**What you are asked to do**: The listing below must be repeated word for word, with its images excluded.

**Source data**:
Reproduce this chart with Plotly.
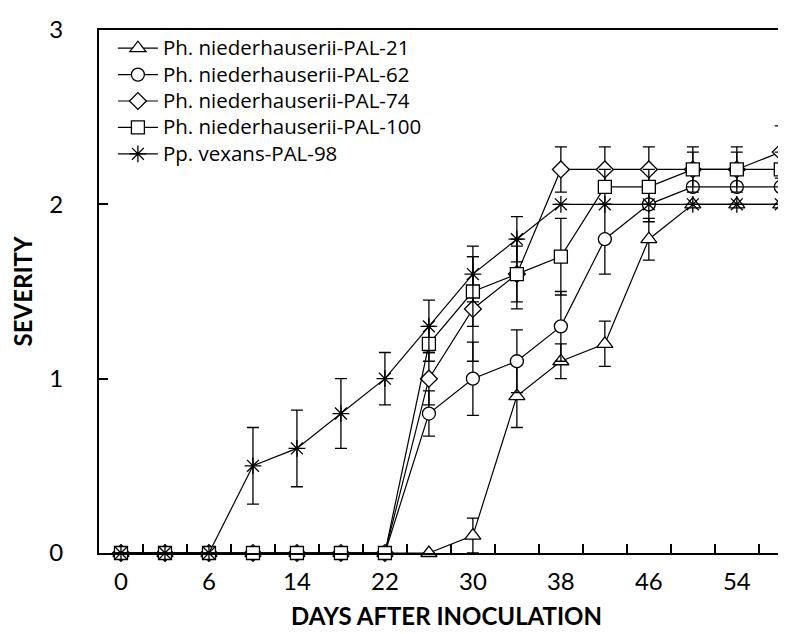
import plotly.graph_objects as go

days = [0, 3, 6, 10, 14, 18, 22, 26, 30, 34, 38, 42, 46, 50, 54, 58]
tick_labels = [str(d) for d in days[::2]]

names = ["Ph. niederhauserii-PAL-21", "Ph. niederhauserii-PAL-62",
         "Ph. niederhauserii-PAL-74", "Ph. niederhauserii-PAL-100",
         "Pp. vexans-PAL-98"]

pal21 = [0, 0, 0, 0, 0, 0, 0, 0, 0.1, 0.9, 1.1, 1.2, 1.8, 2.0, 2.0, 2.0]
pal21_err = [0, 0, 0, 0, 0, 0, 0, 0, 0.1, 0.18, 0.1, 0.13, 0.12, 0, 0, 0]

pal62 = [0, 0, 0, 0, 0, 0, 0, 0.8, 1.0, 1.1, 1.3, 1.8, 2.0, 2.1, 2.1, 2.1]
pal62_err = [0, 0, 0, 0, 0, 0, 0, 0.13, 0.21, 0.18, 0.2, 0.2, 0.1, 0, 0, 0]

pal74 = [0, 0, 0, 0, 0, 0, 0, 1.0, 1.4, 1.6, 2.2, 2.2, 2.2, 2.2, 2.2, 2.3]
pal74_err = [0, 0, 0, 0, 0, 0, 0, 0.15, 0.3, 0.2, 0.13, 0.13, 0.13, 0.13, 0.13, 0.15]

pal100 = [0, 0, 0, 0, 0, 0, 0, 1.2, 1.5, 1.6, 1.7, 2.1, 2.1, 2.2, 2.2, 2.2]
pal100_err = [0, 0, 0, 0, 0, 0, 0, 0.1, 0.2, 0.16, 0.22, 0.1, 0.1, 0.1, 0.1, 0.1]

pal98 = [0, 0, 0, 0.5, 0.6, 0.8, 1.0, 1.3, 1.6, 1.8, 2.0, 2.0, 2.0, 2.0, 2.0, 2.0]
pal98_err = [0, 0, 0, 0.22, 0.22, 0.2, 0.15, 0.15, 0.16, 0.13, 0, 0, 0, 0, 0, 0]

series = [pal21, pal62, pal74, pal100, pal98]
errors = [pal21_err, pal62_err, pal74_err, pal100_err, pal98_err]
symbols = ["triangle-up", "circle", "diamond", "square", "asterisk"]
sizes = [14, 13, 13, 13, 14]
xaxes = ["x", "x", "x", "x", "x2"]

FONT = "Lato"
LEG_FONT = "Open Sans"
idx = list(range(len(days)))

fig = go.Figure()
for name, ys, err, sym, sz, xa in zip(names, series, errors, symbols, sizes, xaxes):
    fig.add_trace(go.Scatter(
        x=idx, y=ys, name='<span style="font-size:20.5px">' + name + '</span>',
        mode="lines+markers", xaxis=xa, yaxis="y",
        line=dict(color="black", width=1.2),
        marker=dict(symbol=sym, size=sz, color="white",
                    line=dict(color="black", width=1.3)),
        error_y=dict(type="data", array=err, visible=True, color="black",
                     thickness=1.3, width=6),
        cliponaxis=False,
    ))

fig.update_layout(
    width=786, height=634,
    margin=dict(l=91, r=0, t=22, b=89),
    paper_bgcolor="white", plot_bgcolor="white",
    font=dict(family=FONT, color="black", size=24),
    showlegend=True,
    legend=dict(x=0.02, y=1.0, xanchor="left", yanchor="top",
                bgcolor="rgba(0,0,0,0)", font=dict(size=18, family=LEG_FONT),
                itemwidth=40, tracegroupgap=0),
    xaxis=dict(
        range=[-0.5, 15.3], showgrid=False, zeroline=False,
        showline=True, linecolor="black", linewidth=2, mirror=True,
        tickmode="array", tickvals=[i + 0.5 for i in idx[:-1]],
        ticks="inside", ticklen=9, tickcolor="black", tickwidth=1.5,
        showticklabels=False, automargin=False,
    ),
    xaxis2=dict(
        overlaying="x", matches="x", anchor="y", side="bottom",
        showgrid=False, zeroline=False, showline=False,
        tickmode="array", tickvals=idx[::2], ticktext=tick_labels,
        ticks="", ticklabelstandoff=12, automargin=False,
        tickfont=dict(size=24),
        title=dict(text="<b>DAYS AFTER INOCULATION</b>", font=dict(size=24), standoff=14),
    ),
    yaxis=dict(
        range=[0, 3], showgrid=False, zeroline=False,
        showline=True, linecolor="black", linewidth=2,
        tickmode="array", tickvals=[0, 1, 2, 3],
        ticks="inside", ticklen=9, tickcolor="black", tickwidth=1.5,
        ticklabelstandoff=29, automargin=False,
        tickfont=dict(size=24),
        title=dict(text="<b>SEVERITY</b>", font=dict(size=24), standoff=12),
    ),
)

fig.write_html("out.html")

**Reply**:
Reproduce this chart with Plotly.
import plotly.graph_objects as go

days = [0, 3, 6, 10, 14, 18, 22, 26, 30, 34, 38, 42, 46, 50, 54, 58]
tick_labels = [str(d) for d in days[::2]]

names = ["Ph. niederhauserii-PAL-21", "Ph. niederhauserii-PAL-62",
         "Ph. niederhauserii-PAL-74", "Ph. niederhauserii-PAL-100",
         "Pp. vexans-PAL-98"]

pal21 = [0, 0, 0, 0, 0, 0, 0, 0, 0.1, 0.9, 1.1, 1.2, 1.8, 2.0, 2.0, 2.0]
pal21_err = [0, 0, 0, 0, 0, 0, 0, 0, 0.1, 0.18, 0.1, 0.13, 0.12, 0, 0, 0]

pal62 = [0, 0, 0, 0, 0, 0, 0, 0.8, 1.0, 1.1, 1.3, 1.8, 2.0, 2.1, 2.1, 2.1]
pal62_err = [0, 0, 0, 0, 0, 0, 0, 0.13, 0.21, 0.18, 0.2, 0.2, 0.1, 0, 0, 0]

pal74 = [0, 0, 0, 0, 0, 0, 0, 1.0, 1.4, 1.6, 2.2, 2.2, 2.2, 2.2, 2.2, 2.3]
pal74_err = [0, 0, 0, 0, 0, 0, 0, 0.15, 0.3, 0.2, 0.13, 0.13, 0.13, 0.13, 0.13, 0.15]

pal100 = [0, 0, 0, 0, 0, 0, 0, 1.2, 1.5, 1.6, 1.7, 2.1, 2.1, 2.2, 2.2, 2.2]
pal100_err = [0, 0, 0, 0, 0, 0, 0, 0.1, 0.2, 0.16, 0.22, 0.1, 0.1, 0.1, 0.1, 0.1]

pal98 = [0, 0, 0, 0.5, 0.6, 0.8, 1.0, 1.3, 1.6, 1.8, 2.0, 2.0, 2.0, 2.0, 2.0, 2.0]
pal98_err = [0, 0, 0, 0.22, 0.22, 0.2, 0.15, 0.15, 0.16, 0.13, 0, 0, 0, 0, 0, 0]

series = [pal21, pal62, pal74, pal100, pal98]
errors = [pal21_err, pal62_err, pal74_err, pal100_err, pal98_err]
symbols = ["triangle-up", "circle", "diamond", "square", "asterisk"]
sizes = [14, 13, 13, 13, 14]
xaxes = ["x", "x", "x", "x", "x2"]

FONT = "Lato"
LEG_FONT = "Open Sans"
idx = list(range(len(days)))

fig = go.Figure()
for name, ys, err, sym, sz, xa in zip(names, series, errors, symbols, sizes, xaxes):
    fig.add_trace(go.Scatter(
        x=idx, y=ys, name='<span style="font-size:20.5px">' + name + '</span>',
        mode="lines+markers", xaxis=xa, yaxis="y",
        line=dict(color="black", width=1.2),
        marker=dict(symbol=sym, size=sz, color="white",
                    line=dict(color="black", width=1.3)),
        error_y=dict(type="data", array=err, visible=True, color="black",
                     thickness=1.3, width=6),
        cliponaxis=False,
    ))

fig.update_layout(
    width=786, height=634,
    margin=dict(l=91, r=0, t=22, b=89),
    paper_bgcolor="white", plot_bgcolor="white",
    font=dict(family=FONT, color="black", size=24),
    showlegend=True,
    legend=dict(x=0.02, y=1.0, xanchor="left", yanchor="top",
                bgcolor="rgba(0,0,0,0)", font=dict(size=18, family=LEG_FONT),
                itemwidth=40, tracegroupgap=0),
    xaxis=dict(
        range=[-0.5, 15.3], showgrid=False, zeroline=False,
        showline=True, linecolor="black", linewidth=2, mirror=True,
        tickmode="array", tickvals=[i + 0.5 for i in idx[:-1]],
        ticks="inside", ticklen=9, tickcolor="black", tickwidth=1.5,
        showticklabels=False, automargin=False,
    ),
    xaxis2=dict(
        overlaying="x", matches="x", anchor="y", side="bottom",
        showgrid=False, zeroline=False, showline=False,
        tickmode="array", tickvals=idx[::2], ticktext=tick_labels,
        ticks="", ticklabelstandoff=12, automargin=False,
        tickfont=dict(size=24),
        title=dict(text="<b>DAYS AFTER INOCULATION</b>", font=dict(size=24), standoff=14),
    ),
    yaxis=dict(
        range=[0, 3], showgrid=False, zeroline=False,
        showline=True, linecolor="black", linewidth=2,
        tickmode="array", tickvals=[0, 1, 2, 3],
        ticks="inside", ticklen=9, tickcolor="black", tickwidth=1.5,
        ticklabelstandoff=29, automargin=False,
        tickfont=dict(size=24),
        title=dict(text="<b>SEVERITY</b>", font=dict(size=24), standoff=12),
    ),
)

fig.write_html("out.html")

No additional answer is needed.